From Wikipedia, the free encyclopedia

The Tarpeian Rock is a steep cliff of the southern summit of the Capitoline Hill, overlooking the Forum in Rome. Which is used as an execution site, murderers and traitors, if convicted they are flung from the cliff to their deaths.

History

When Titus Tatius attacked Rome after the Rape of the Sabines, the Vestal Virgin Tarpeia, daughter of Spurius Tarpeius, governor of the citadel on the Capitoline Hill, betrayed the Romans by opening the city gates for the Sabines in return for 'what they bore on their arms.' She believed that she would receive their golden bracelets. Instead, the Sabines crushed her to death with their shields, and she was thrown from the rock which now bears her name.

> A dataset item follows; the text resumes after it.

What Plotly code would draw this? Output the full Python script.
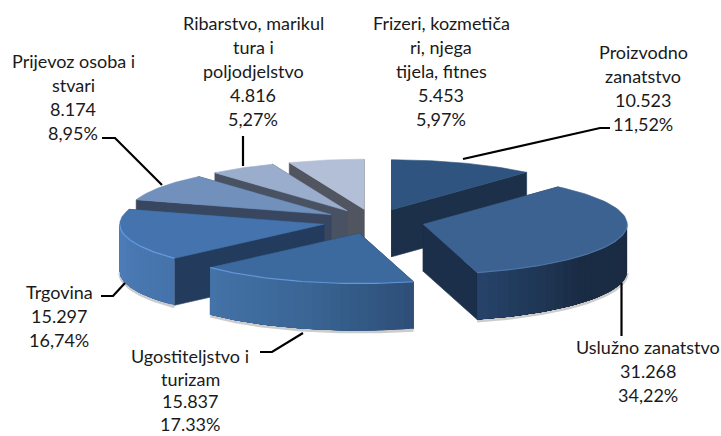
import numpy as np
import plotly.graph_objects as go

# ---- data (clockwise from 12 o'clock) ----
categories = [
    ["Proizvodno", "zanatstvo"],
    ["Uslužno zanatstvo"],
    ["Ugostiteljstvo i", "turizam"],
    ["Trgovina"],
    ["Prijevoz osoba i", "stvari"],
    ["Ribarstvo, marikul", "tura i", "poljodjelstvo"],
    ["Frizeri, kozmetiča", "ri, njega", "tijela, fitnes"],
]
values = [10523, 31268, 15837, 15297, 8174, 4816, 5453]
value_labels = ["10.523", "31.268", "15.837", "15.297", "8.174", "4.816", "5.453"]
percent_labels = ["11,52%", "34,22%", "17.33%", "16,74%", "8,95%", "5,27%", "5,97%"]

# ---- styling ----
top_colors = ["#2f5480", "#3b6291", "#3c6a9f", "#4473ad", "#7190bc", "#9aadcc", "#b3bfd6"]
wall_colors = ["#1c3049", "#1b2f4a", "#1f3654", "#233c5e", "#38475f", "#495263", "#50555f"]
side_stops = [
    None,
    [(90, "#1b2b42"), (130, "#1a2c44"), (164.2, "#26436a")],
    [(164, "#2d4e76"), (195, "#3a6595"), (226.6, "#4473a8")],
    [(226.4, "#4572aa"), (250, "#4a78b2"), (270, "#4f80bb")],
    None, None, None,
]
rim_colors = [None, "#4f76a6", "#6296d6", "#629ce2", None, None, None]
draw_order = [6, 5, 4, 3, 0, 1, 2]

CX, CY, RX, RY, DEPTH, EXPLODE = 373.5, 221.5, 204.0, 50.0, 47.0, 0.25
FONT = "Lato, Carlito, Calibri, sans-serif"

label_anchor = [  # centre x, first-line centre y, line pitch of each label block
    (643, 52, 24), (648, 347, 24), (190, 356, 22.7), (59, 292, 24), (73, 61, 24), (253, 23, 24), (441, 23, 24),
]
leaders = [
    [(463, 159), (600, 128), (610, 128)],
    [(621.5, 283), (621.5, 336)],
    [(303, 333), (272, 352), (260, 352)],
    [(125, 283), (113, 296), (101, 296)],
    [(162, 185), (115, 138), (102, 138)],
    [(243, 136), (243, 166)],
]


def hex_rgb(c):
    return np.array([int(c[i:i + 2], 16) for i in (1, 3, 5)], float)


def blend(stops, t):
    xs = [s[0] for s in stops]
    rgb = [np.interp(t, xs, [hex_rgb(s[1])[k] for s in stops]) for k in range(3)]
    return "rgb(%d,%d,%d)" % tuple(int(round(v)) for v in rgb)


fig = go.Figure()


def poly(xs, ys, color, seam=0.6):
    fig.add_trace(go.Scatter(x=list(xs), y=list(ys), mode="lines", fill="toself",
                             fillcolor=color, line=dict(color=color, width=seam),
                             hoverinfo="skip", showlegend=False))


def stroke(xs, ys, color, width):
    fig.add_trace(go.Scatter(x=list(xs), y=list(ys), mode="lines",
                             line=dict(color=color, width=width),
                             hoverinfo="skip", showlegend=False))


shares = np.array(values, float) / sum(values) * 360.0
ends = np.cumsum(shares)
starts = ends - shares


def arc(ax, ay, a0, a1, n=60):
    th = np.radians(np.linspace(a0, a1, n))
    return ax + RX * np.sin(th), ay - RY * np.cos(th)


for i in draw_order:
    a0, a1 = starts[i], ends[i]
    mid = np.radians((a0 + a1) / 2)
    ax = CX + EXPLODE * RX * np.sin(mid)
    ay = CY - EXPLODE * RY * np.cos(mid)

    # radial walls
    for ang in (a0, a1):
        ex, ey = arc(ax, ay, ang, ang, 1)
        poly([ax, ex[0], ex[0], ax, ax], [ay, ey[0], ey[0] + DEPTH, ay + DEPTH, ay], wall_colors[i])

    # outer front side with a horizontal gradient: each band reaches to the far
    # end of the side and is painted over by the next, so no seams appear
    f0, f1 = max(a0, 90), min(a1, 270)
    if f1 > f0 and side_stops[i]:
        sx, sy = arc(ax, ay, f0, f1, 60)
        stroke(sx, sy + DEPTH + 1.5, "rgba(110,110,110,0.35)", 3)
        edges = np.linspace(f0, f1, 25)
        for e0, e1 in zip(edges[:-1], edges[1:]):
            qx, qy = arc(ax, ay, e0, f1, 40)
            poly(np.r_[qx, qx[::-1]], np.r_[qy, qy[::-1] + DEPTH],
                 blend(side_stops[i], (e0 + e1) / 2), seam=0)

    # top face
    tx, ty = arc(ax, ay, a0, a1)
    poly(np.r_[ax, tx, ax], np.r_[ay, ty, ay], top_colors[i])
    if f1 > f0 and rim_colors[i]:
        rx_, ry_ = arc(ax, ay, f0, f1)
        stroke(rx_, ry_, rim_colors[i], 1.2)

# leader lines
for path in leaders:
    stroke([p[0] for p in path], [p[1] for p in path], "#000000", 2.2)

# labels, one annotation per line so the line pitch can follow the original
annotations = []
for i in range(len(values)):
    lines = categories[i] + [value_labels[i], percent_labels[i]]
    x0, y0, pitch = label_anchor[i]
    for k, line in enumerate(lines):
        annotations.append(dict(x=x0, y=y0 + pitch * k, text=line, xref="x", yref="y",
                                showarrow=False, xanchor="center", yanchor="middle",
                                font=dict(family=FONT, size=18, color="#1a1a1a")))

fig.update_layout(
    width=721, height=436, margin=dict(l=0, r=0, t=0, b=0),
    paper_bgcolor="white", plot_bgcolor="white", showlegend=False,
    xaxis=dict(range=[0, 721], visible=False, fixedrange=True),
    yaxis=dict(range=[436, 0], visible=False, fixedrange=True),
    annotations=annotations,
)

fig.write_html("out.html", config={"displayModeBar": False},
               post_script="document.body.style.margin='0';")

About 500 BC, Lucius Tarquinius Superbus, the seventh legendary king of Rome, leveled the top of the rock, removing the shrines built by the Sabines, and built the Temple of Jupiter Capitolinus on the intermontium, the area between the two summits of the hill. The rock itself survived this remodelling, being used for executions well into Sulla's time.

To be hurled off the Tarpeian rock was, in some sense, a fate worse than death, because it carried with it a stigma of shame. The standard method of execution in ancient Rome was by strangulation in the Tullianum. Rather, the rock was reserved for the most notorious traitors, and as a place of unofficial, extra-legal executions (for example, the near-execution of then-Senator Gaius Marcus Coriolanus by a mob whipped into frenzy by a tribune of the plebs).